Digory’s strange uncle works away in his attic study. As Digory plays with Polly, a neighbour, they find their way into his uncle’s study.  Uncle Andrew has been dabbling with magic. Digory and Polly get involved and find themselves being transported to other worlds.  Because of Digroy’s curiosity, they manage to wake a witch whom they accidentally take with them first to their own world and then to the birth of Narnia.

Digory wonders whether the magical properties of Narnia can help save his dying mother.  But Aslan points out to him that he has already brought evil to the land of Narnia.  Aslan sends him on a mission to recover a fruit that will grow into a tree that will protect Narnia to some extent. The witch tempts him to return to his own world and use the fruit on his mother.

He resists this temptation as he knows he has already caused some problems in Narnia.
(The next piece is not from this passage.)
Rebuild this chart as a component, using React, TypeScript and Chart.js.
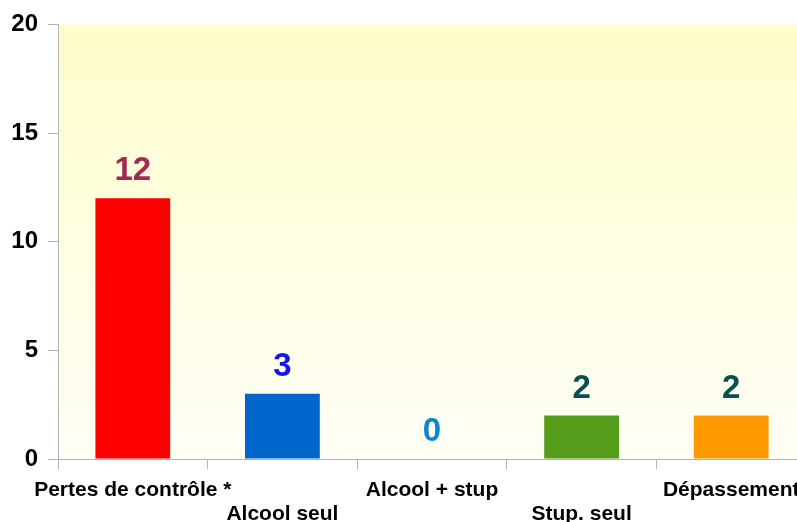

His reward is that he does get to take some fruit home which cures his mother but does not make her immortal as it has the witch.  She only eats a small slice of it.  

He plants the rest of the fruit in the garden.  The tree grows rapidly and seems to have a connection with Narnia.  One day, by the time he is quite an old man, it falls down in a storm.  He makes a wardrobe from it.  We all know which one!

Christian symbolism is here as in all of the Narnia stories.  We have a creation story.  There is the fight between good and evil.  Digory is tempted by the witch to use the fruit for his own purposes.   

Polly’s role is understated. She does support Digory throughout even though at times there is tension between them.     

The book is in blocked text and uses an adult font.  A few illustrations are peppered throughout it. Though this is the first Narnia story chronologically it was the fifth and penultimate to be written.  The language in this one is very engaging and C S Lewis really communicates with his reader.